His help and support had enabled her to launch her career as a writer, but George Heyer did not live to see his daughter’s first major success. These Old Shades did not have the most auspicious of starts: published during the General Strike of 1926, it received no newspaper coverage, reviews or advertising. Nevertheless, it met with great enthusiasm from the public, selling 190,000 copies and firmly establishing her name. From then on she refused to give interviews, promote her books or publicise herself in any way, saying ‘my private life concerns no one but myself and my family’.

Cotillion was published in 1953 and, like all her novels, it is characterised by meticulous attention to detail and an encyclopaedic knowledge of the language, manners and dress of the Regency period. It weaves real events and people into the plot with unerring accuracy – a hallmark of her work. She was careful to a painstaking degree: referring to An Infamous Army (1937), featuring the Duke of Wellington, she stated that she attributed no words to him which he had not spoken or written in real life. She even went so far as to purchase one of his letters so that she could copy his verbal style more closely. Much of her time and money were spent chasing up original sources and rare books to add ever greater realism to her work, and she owned a huge library of works on the period.

Although not explicitly stated in the book, it is clear that Cotillion is set in 1816: Heyer mentions several historical events which make it possible to pinpoint the date exactly. For example, during their mock engagement Kitty and Freddy go to see the Elgin Marbles at Burlington House, now the Royal Academy. They were exhibited there in 1816 before being purchased by the British government and moved to the British Museum later that year, where they have remained ever since. Freddy mentions the ‘deuce of a dust’ which the Marbles stirred up: Elgin was heavily criticised by many contemporaries for taking the Marbles from Athens, creating a debate which still continues today. And Lord Buckhaven, Freddy’s brother-in-law, is described as being away on Lord Amherst’s ‘Chinese mission’. William Amherst, First Earl of Amherst (1773–1857), was sent in 1816 as Ambassador Extraordinary to the court of China’s Qing Dynasty on a diplomatic mission. When the mission failed, the party returned home (it was shipwrecked on the way and did not reach England until 1817).

Many of the places which Heyer uses as locations in Cotillion are also authentic: Almack’s, White’s, Bullock’s Museum and Grafton House, to name a few. Grafton House, a popular Bond Street linen-draper’s shop, is actually mentioned in Jane Austen’s letters. She wrote: ‘the whole Counter was thronged and we waited full half an hour before we could be attended to’, echoing the experience described in Heyer’s novel.
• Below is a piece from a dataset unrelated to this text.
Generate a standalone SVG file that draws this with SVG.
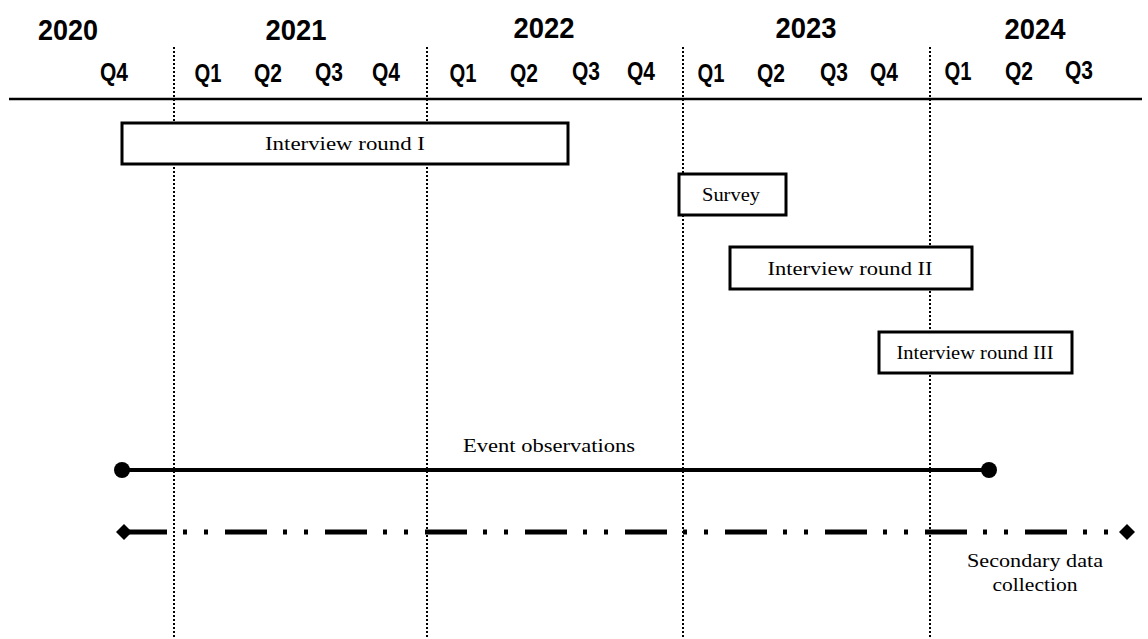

Clubs were also an important part of upper-class Regency life: Freddy’s father is a member of White’s, the exclusive gentleman’s club in St James’s; his cousin Jack gambles at Watier’s, which eventually closed its doors in 1819, having garnered a reputation as a haven for card cheats; and Almack’s Assembly Rooms, one of London’s first mixed-sex clubs, makes its appearance in many of Heyer’s books. Founded in 1765, it became the most exclusive social venue in London. Admission was decided by the ‘Patronesses’, and their seal of approval guaranteed acceptance into the ton (Regency high society). Heyer’s knowledge of the period was so assured that she only needed to mention places, people and events in passing to anchor her work in an accurate historical backcloth. This odd juxtaposition of meticulous accuracy and lighthearted romance is what set her work apart.
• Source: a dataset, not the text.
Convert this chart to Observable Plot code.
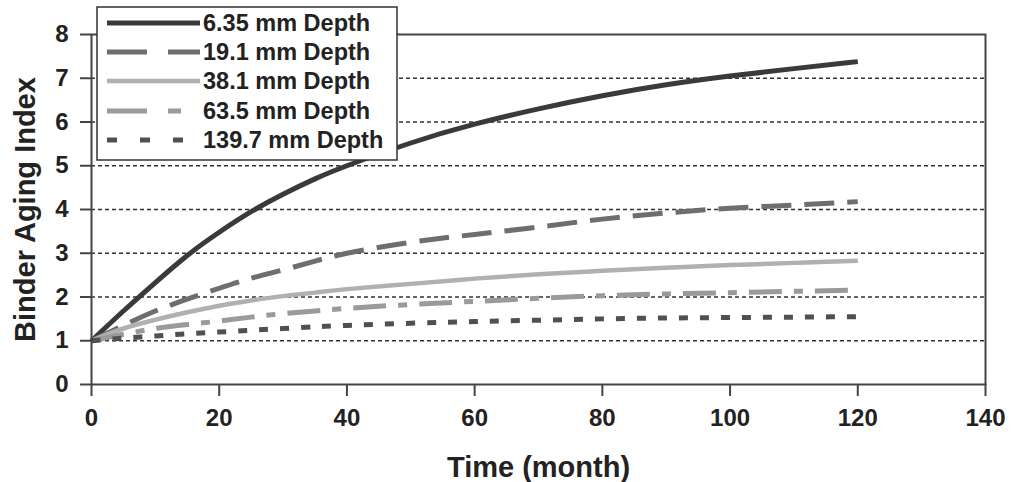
<!DOCTYPE html>
<html>
<head>
<meta charset="utf-8">
<script src="https://cdn.jsdelivr.net/npm/d3@7"></script>
<script src="https://cdn.jsdelivr.net/npm/@observablehq/plot@0.6"></script>
<style>
  html, body { margin: 0; padding: 0; background: #fff; }
  #chart { position: relative; width: 1013px; height: 482px; }
</style>
</head>
<body>
<div id="chart"></div>
<script>
const months = [0, 5, 10, 15, 20, 25, 30, 35, 40, 50, 60, 70, 80, 90, 100, 110, 120];
const depth635 = [1, 1.68, 2.33, 2.95, 3.48, 3.95, 4.35, 4.7, 5.0, 5.52, 5.95, 6.3, 6.6, 6.85, 7.05, 7.22, 7.38];
const depth191 = [1, 1.35, 1.68, 1.95, 2.2, 2.43, 2.62, 2.82, 3.0, 3.25, 3.43, 3.6, 3.78, 3.92, 4.03, 4.1, 4.18];
const depth381 = [1, 1.28, 1.48, 1.65, 1.8, 1.92, 2.02, 2.1, 2.18, 2.3, 2.42, 2.52, 2.6, 2.67, 2.73, 2.78, 2.83];
const depth635b = [1, 1.15, 1.28, 1.37, 1.45, 1.54, 1.62, 1.68, 1.74, 1.83, 1.9, 1.97, 2.03, 2.07, 2.1, 2.13, 2.16];
const depth1397 = [1, 1.06, 1.11, 1.16, 1.2, 1.24, 1.28, 1.32, 1.35, 1.4, 1.44, 1.47, 1.5, 1.52, 1.53, 1.54, 1.55];
const seriesNames = ["6.35 mm Depth", "19.1 mm Depth", "38.1 mm Depth", "63.5 mm Depth", "139.7 mm Depth"];
const xTicks = [0, 20, 40, 60, 80, 100, 120, 140];
const yTicks = [0, 1, 2, 3, 4, 5, 6, 7, 8];
const gridValues = [1, 2, 3, 4, 5, 6, 7];
const xLabel = "Time (month)";
const yLabel = "Binder Aging Index";

const allValues = [depth635, depth191, depth381, depth635b, depth1397];
const styles = [
  {stroke: "#3a3a3a", width: 5, dash: null, legendDash: null},
  {stroke: "#6e6e6e", width: 5, dash: "30,13", legendDash: "40,21"},
  {stroke: "#b0b0b0", width: 4.5, dash: null, legendDash: null},
  {stroke: "#9a9a9a", width: 5, dash: "33,12,9,12", legendDash: "40,21,13,40"},
  {stroke: "#505050", width: 5, dash: "9,12", legendDash: "10,23"}
];
const tables = allValues.map((vals, i) => months.map((m, j) => ({month: m, value: vals[j], series: seriesNames[i]})));

const font = "'Liberation Sans', Arial, sans-serif";

const plot = Plot.plot({
  width: 1013,
  height: 482,
  marginLeft: 91,
  marginRight: 28,
  marginTop: 34,
  marginBottom: 98,
  style: {fontFamily: font, fontWeight: "bold", color: "#222", background: "#fff", overflow: "visible"},
  x: {domain: [0, 140], ticks: xTicks, label: null},
  y: {domain: [0, 8], ticks: yTicks, label: null},
  marks: [
    Plot.ruleY(gridValues, {stroke: "#333", strokeWidth: 1.6, strokeDasharray: "4,3"}),
    ...tables.map((t, i) => Plot.line(t, {
      x: "month", y: "value", curve: "natural",
      stroke: styles[i].stroke, strokeWidth: styles[i].width,
      strokeDasharray: styles[i].dash, strokeLinecap: "butt"
    })),
    Plot.frame({stroke: "#444", strokeWidth: 2}),
    Plot.axisX(xTicks, {tickSize: 12, tickPadding: 12, fontSize: 24, strokeWidth: 2, stroke: "#444", label: null}),
    Plot.axisY(yTicks, {tickSize: 11, tickPadding: 12, fontSize: 24, strokeWidth: 2, stroke: "#444", label: null}),
    Plot.text([xLabel], {frameAnchor: "bottom", dy: 83, fontSize: 29, fontWeight: "bold", lineAnchor: "middle", textAnchor: "middle", fill: "#222"}),
    Plot.text([yLabel], {frameAnchor: "left", dx: -66, rotate: -90, fontSize: 29, fontWeight: "bold", lineAnchor: "middle", textAnchor: "middle", fill: "#222"})
  ]
});

document.getElementById("chart").appendChild(plot);

// Legend drawn inside the same SVG
const svg = d3.select(plot);
const lg = svg.append("g").attr("class", "legend");
lg.append("rect").attr("x", 97).attr("y", 7).attr("width", 300).attr("height", 153)
  .attr("fill", "#fff").attr("stroke", "#333").attr("stroke-width", 1.5);
const rowY = [23, 52, 81, 111, 140];
seriesNames.forEach((name, i) => {
  const s = styles[i];
  lg.append("line").attr("x1", 107).attr("x2", 200).attr("y1", rowY[i]).attr("y2", rowY[i])
    .attr("stroke", s.stroke).attr("stroke-width", s.width)
    .attr("stroke-dasharray", s.legendDash);
  lg.append("text").attr("x", 203).attr("y", rowY[i]).attr("dy", "0.35em")
    .attr("text-anchor", "start")
    .attr("font-family", font).attr("font-weight", "bold").attr("font-size", 23.5)
    .attr("fill", "#222").text(name);
});
</script>
</body>
</html>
Although vastly popular, Heyer herself was rather cynical about her success. Speaking of Friday’s Child in 1943 she said:

Spread the glad tidings that it will not disappoint Miss Heyer’s many admirers. Judging from the letters I’ve received from obviously feeble-minded persons who do so wish I would write another These Old Shades, it ought to sell like hot cakes. I think myself I ought to be shot for writing such nonsense, but it’s questionably good escapist literature and I think I should rather like it if I were sitting in an air-raid shelter, or recovering from flu. Its period detail is good; my husband says it’s witty – and without going to these lengths, I will say that it is very good fun.

This seems a rather dismissive assessment of her work, to say the least. As well as the fascinating details of contemporary dress, manners and social conventions, the intricate historical byways and the little gems of Regency slang (‘You’re dashed well making a cake of me!’ – i.e. ‘you’re making a fool of me’), it is the warmth, humour and wit of Heyer’s work that make her books as captivating and addictive as ever.